── Data

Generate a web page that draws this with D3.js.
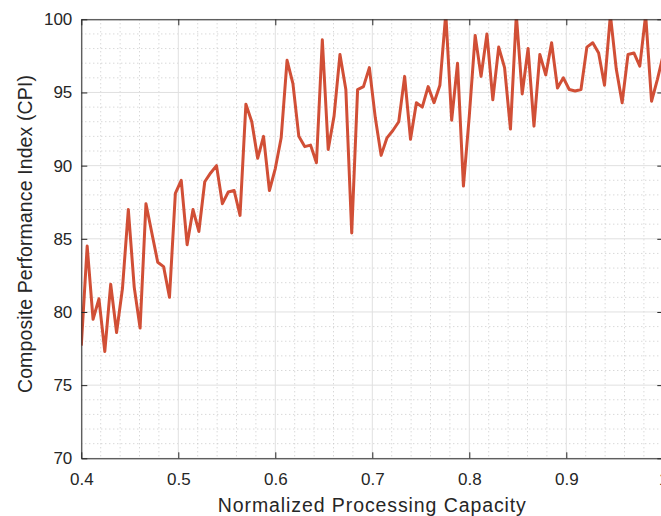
<!DOCTYPE html>
<html>
<head>
<meta charset="utf-8">
<script src="https://cdn.jsdelivr.net/npm/d3@7"></script>
<style>
html,body{margin:0;padding:0;background:#fff;overflow:hidden;}
svg{display:block;}
text{font-family:"Liberation Sans",Arial,Helvetica,sans-serif;fill:#262626;}
</style>
</head>
<body>
<div id="chart"></div>
<script>
const xStart = 0.4, xEnd = 1.0, nPoints = 100;
const cpiValues = [
 77.7, 84.5, 79.5, 80.9, 77.3, 81.9, 78.6, 81.6, 87.0, 81.7,
 78.9, 87.4, 85.4, 83.4, 83.1, 81.0, 88.1, 89.0, 84.6, 87.0,
 85.5, 88.9, 89.5, 90.0, 87.4, 88.2, 88.3, 86.6, 94.2, 93.0,
 90.5, 92.0, 88.3, 89.8, 91.9, 97.2, 95.6, 92.0, 91.3, 91.4,
 90.2, 98.6, 91.1, 93.4, 97.6, 95.2, 85.4, 95.2, 95.4, 96.7,
 93.3, 90.7, 91.9, 92.4, 93.0, 96.1, 91.8, 94.3, 94.0, 95.4,
 94.3, 95.5, 100.4, 93.1, 97.0, 88.6, 93.4, 98.9, 96.1, 99.0,
 94.5, 98.1, 96.7, 92.5, 100.3, 94.9, 98.0, 92.7, 97.6, 96.2,
 98.4, 95.3, 96.0, 95.2, 95.1, 95.2, 98.1, 98.4, 97.7, 95.5,
 100.3, 96.6, 94.3, 97.6, 97.7, 96.8, 100.3, 94.4, 95.9, 97.6
];
const xTickValues = [0.4, 0.5, 0.6, 0.7, 0.8, 0.9, 1.0];
const xTickLabels = ["0.4", "0.5", "0.6", "0.7", "0.8", "0.9", "1"];
const yTickValues = [70, 75, 80, 85, 90, 95, 100];
const yTickLabels = ["70", "75", "80", "85", "90", "95", "100"];
const xLabel = "Normalized Processing Capacity";
const yLabel = "Composite Performance Index (CPI)";

const data = cpiValues.map((v, i) => ({x: xStart + (xEnd - xStart) * i / (nPoints - 1), y: v}));

const W = 661, H = 516;
const m = {left: 81.3, right: 663.3, top: 19.3, bottom: 458.3};

const svg = d3.select("#chart").append("svg").attr("width", W).attr("height", H);

const x = d3.scaleLinear().domain([xStart, xEnd]).range([m.left, m.right]);
const y = d3.scaleLinear().domain([70, 100]).range([m.bottom, m.top]);

svg.append("defs").append("clipPath").attr("id", "clip")
  .append("rect").attr("x", m.left).attr("y", m.top)
  .attr("width", m.right - m.left).attr("height", m.bottom - m.top);

// minor grid
const xMinor = d3.range(0, 31).map(i => 0.4 + i * 0.02).filter(v => !xTickValues.some(t => Math.abs(t - v) < 1e-6));
const yMinor = d3.range(70, 101).filter(v => !yTickValues.includes(v));
const g = svg.append("g");
g.selectAll(".mx").data(xMinor).enter().append("line")
  .attr("x1", d => x(d)).attr("x2", d => x(d)).attr("y1", m.top).attr("y2", m.bottom)
  .attr("stroke", "#c8c8c8").attr("stroke-width", 1).attr("stroke-dasharray", "1,3");
g.selectAll(".my").data(yMinor).enter().append("line")
  .attr("x1", m.left).attr("x2", m.right).attr("y1", d => y(d)).attr("y2", d => y(d))
  .attr("stroke", "#c8c8c8").attr("stroke-width", 1).attr("stroke-dasharray", "1,3");
// major grid
g.selectAll(".gx").data(xTickValues).enter().append("line")
  .attr("x1", d => x(d)).attr("x2", d => x(d)).attr("y1", m.top).attr("y2", m.bottom)
  .attr("stroke", "#e0e0e0").attr("stroke-width", 1);
g.selectAll(".gy").data(yTickValues).enter().append("line")
  .attr("x1", m.left).attr("x2", m.right).attr("y1", d => y(d)).attr("y2", d => y(d))
  .attr("stroke", "#e0e0e0").attr("stroke-width", 1);

// data line
const line = d3.line().x(d => x(d.x)).y(d => y(d.y));
svg.append("path").datum(data)
  .attr("clip-path", "url(#clip)")
  .attr("d", line).attr("fill", "none")
  .attr("stroke", "#d14f36").attr("stroke-width", 3)
  .attr("stroke-linejoin", "round");

// axes (box, inward ticks)
const tickLen = 6;
const axStroke = "#262626";
const bottomAxis = d3.axisBottom(x).tickValues(xTickValues).tickSizeInner(-tickLen).tickSizeOuter(0)
  .tickPadding(15).tickFormat((d, i) => xTickLabels[i]);
const topAxis = d3.axisTop(x).tickValues(xTickValues).tickSizeInner(-tickLen).tickSizeOuter(0).tickFormat("");
const leftAxis = d3.axisLeft(y).tickValues(yTickValues).tickSizeInner(-tickLen).tickSizeOuter(0)
  .tickPadding(9).tickFormat((d, i) => yTickLabels[i]);
const rightAxis = d3.axisRight(y).tickValues(yTickValues).tickSizeInner(-tickLen).tickSizeOuter(0).tickFormat("");

function styleAxis(sel) {
  sel.selectAll("path").attr("stroke", axStroke).attr("stroke-width", 1);
  sel.selectAll("line").attr("stroke", axStroke).attr("stroke-width", 1);
  sel.selectAll("text").attr("fill", "#262626").style("font-size", "17px")
    .style("font-family", "'Liberation Sans', Arial, Helvetica, sans-serif");
}
svg.append("g").attr("transform", `translate(0,${m.bottom})`).call(bottomAxis).call(styleAxis);
svg.append("g").attr("transform", `translate(0,${m.top})`).call(topAxis).call(styleAxis);
svg.append("g").attr("transform", `translate(${m.left},0)`).call(leftAxis).call(styleAxis);
svg.append("g").attr("transform", `translate(${m.right},0)`).call(rightAxis).call(styleAxis);

// axis titles
function fitSpacing(t, target) {
  const n = t.text().length;
  const len = t.node().getComputedTextLength();
  t.style("letter-spacing", ((target - len) / (n - 1)) + "px");
}
const xt = svg.append("text").attr("x", (m.left + m.right) / 2).attr("y", 511.7)
  .attr("text-anchor", "middle").style("font-size", "19.5px").text(xLabel);
fitSpacing(xt, 308);
const yt = svg.append("text").attr("transform", `translate(31.5,234) rotate(-90)`)
  .attr("text-anchor", "middle").style("font-size", "19.5px").text(yLabel);
fitSpacing(yt, 318);
</script>
</body>
</html>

────

Aim
Exactly as written, return every line of the listing, but not the pictures.

Worked answer
Generate a web page that draws this with D3.js.
<!DOCTYPE html>
<html>
<head>
<meta charset="utf-8">
<script src="https://cdn.jsdelivr.net/npm/d3@7"></script>
<style>
html,body{margin:0;padding:0;background:#fff;overflow:hidden;}
svg{display:block;}
text{font-family:"Liberation Sans",Arial,Helvetica,sans-serif;fill:#262626;}
</style>
</head>
<body>
<div id="chart"></div>
<script>
const xStart = 0.4, xEnd = 1.0, nPoints = 100;
const cpiValues = [
 77.7, 84.5, 79.5, 80.9, 77.3, 81.9, 78.6, 81.6, 87.0, 81.7,
 78.9, 87.4, 85.4, 83.4, 83.1, 81.0, 88.1, 89.0, 84.6, 87.0,
 85.5, 88.9, 89.5, 90.0, 87.4, 88.2, 88.3, 86.6, 94.2, 93.0,
 90.5, 92.0, 88.3, 89.8, 91.9, 97.2, 95.6, 92.0, 91.3, 91.4,
 90.2, 98.6, 91.1, 93.4, 97.6, 95.2, 85.4, 95.2, 95.4, 96.7,
 93.3, 90.7, 91.9, 92.4, 93.0, 96.1, 91.8, 94.3, 94.0, 95.4,
 94.3, 95.5, 100.4, 93.1, 97.0, 88.6, 93.4, 98.9, 96.1, 99.0,
 94.5, 98.1, 96.7, 92.5, 100.3, 94.9, 98.0, 92.7, 97.6, 96.2,
 98.4, 95.3, 96.0, 95.2, 95.1, 95.2, 98.1, 98.4, 97.7, 95.5,
 100.3, 96.6, 94.3, 97.6, 97.7, 96.8, 100.3, 94.4, 95.9, 97.6
];
const xTickValues = [0.4, 0.5, 0.6, 0.7, 0.8, 0.9, 1.0];
const xTickLabels = ["0.4", "0.5", "0.6", "0.7", "0.8", "0.9", "1"];
const yTickValues = [70, 75, 80, 85, 90, 95, 100];
const yTickLabels = ["70", "75", "80", "85", "90", "95", "100"];
const xLabel = "Normalized Processing Capacity";
const yLabel = "Composite Performance Index (CPI)";

const data = cpiValues.map((v, i) => ({x: xStart + (xEnd - xStart) * i / (nPoints - 1), y: v}));

const W = 661, H = 516;
const m = {left: 81.3, right: 663.3, top: 19.3, bottom: 458.3};

const svg = d3.select("#chart").append("svg").attr("width", W).attr("height", H);

const x = d3.scaleLinear().domain([xStart, xEnd]).range([m.left, m.right]);
const y = d3.scaleLinear().domain([70, 100]).range([m.bottom, m.top]);

svg.append("defs").append("clipPath").attr("id", "clip")
  .append("rect").attr("x", m.left).attr("y", m.top)
  .attr("width", m.right - m.left).attr("height", m.bottom - m.top);

// minor grid
const xMinor = d3.range(0, 31).map(i => 0.4 + i * 0.02).filter(v => !xTickValues.some(t => Math.abs(t - v) < 1e-6));
const yMinor = d3.range(70, 101).filter(v => !yTickValues.includes(v));
const g = svg.append("g");
g.selectAll(".mx").data(xMinor).enter().append("line")
  .attr("x1", d => x(d)).attr("x2", d => x(d)).attr("y1", m.top).attr("y2", m.bottom)
  .attr("stroke", "#c8c8c8").attr("stroke-width", 1).attr("stroke-dasharray", "1,3");
g.selectAll(".my").data(yMinor).enter().append("line")
  .attr("x1", m.left).attr("x2", m.right).attr("y1", d => y(d)).attr("y2", d => y(d))
  .attr("stroke", "#c8c8c8").attr("stroke-width", 1).attr("stroke-dasharray", "1,3");
// major grid
g.selectAll(".gx").data(xTickValues).enter().append("line")
  .attr("x1", d => x(d)).attr("x2", d => x(d)).attr("y1", m.top).attr("y2", m.bottom)
  .attr("stroke", "#e0e0e0").attr("stroke-width", 1);
g.selectAll(".gy").data(yTickValues).enter().append("line")
  .attr("x1", m.left).attr("x2", m.right).attr("y1", d => y(d)).attr("y2", d => y(d))
  .attr("stroke", "#e0e0e0").attr("stroke-width", 1);

// data line
const line = d3.line().x(d => x(d.x)).y(d => y(d.y));
svg.append("path").datum(data)
  .attr("clip-path", "url(#clip)")
  .attr("d", line).attr("fill", "none")
  .attr("stroke", "#d14f36").attr("stroke-width", 3)
  .attr("stroke-linejoin", "round");

// axes (box, inward ticks)
const tickLen = 6;
const axStroke = "#262626";
const bottomAxis = d3.axisBottom(x).tickValues(xTickValues).tickSizeInner(-tickLen).tickSizeOuter(0)
  .tickPadding(15).tickFormat((d, i) => xTickLabels[i]);
const topAxis = d3.axisTop(x).tickValues(xTickValues).tickSizeInner(-tickLen).tickSizeOuter(0).tickFormat("");
const leftAxis = d3.axisLeft(y).tickValues(yTickValues).tickSizeInner(-tickLen).tickSizeOuter(0)
  .tickPadding(9).tickFormat((d, i) => yTickLabels[i]);
const rightAxis = d3.axisRight(y).tickValues(yTickValues).tickSizeInner(-tickLen).tickSizeOuter(0).tickFormat("");

function styleAxis(sel) {
  sel.selectAll("path").attr("stroke", axStroke).attr("stroke-width", 1);
  sel.selectAll("line").attr("stroke", axStroke).attr("stroke-width", 1);
  sel.selectAll("text").attr("fill", "#262626").style("font-size", "17px")
    .style("font-family", "'Liberation Sans', Arial, Helvetica, sans-serif");
}
svg.append("g").attr("transform", `translate(0,${m.bottom})`).call(bottomAxis).call(styleAxis);
svg.append("g").attr("transform", `translate(0,${m.top})`).call(topAxis).call(styleAxis);
svg.append("g").attr("transform", `translate(${m.left},0)`).call(leftAxis).call(styleAxis);
svg.append("g").attr("transform", `translate(${m.right},0)`).call(rightAxis).call(styleAxis);

// axis titles
function fitSpacing(t, target) {
  const n = t.text().length;
  const len = t.node().getComputedTextLength();
  t.style("letter-spacing", ((target - len) / (n - 1)) + "px");
}
const xt = svg.append("text").attr("x", (m.left + m.right) / 2).attr("y", 511.7)
  .attr("text-anchor", "middle").style("font-size", "19.5px").text(xLabel);
fitSpacing(xt, 308);
const yt = svg.append("text").attr("transform", `translate(31.5,234) rotate(-90)`)
  .attr("text-anchor", "middle").style("font-size", "19.5px").text(yLabel);
fitSpacing(yt, 318);
</script>
</body>
</html>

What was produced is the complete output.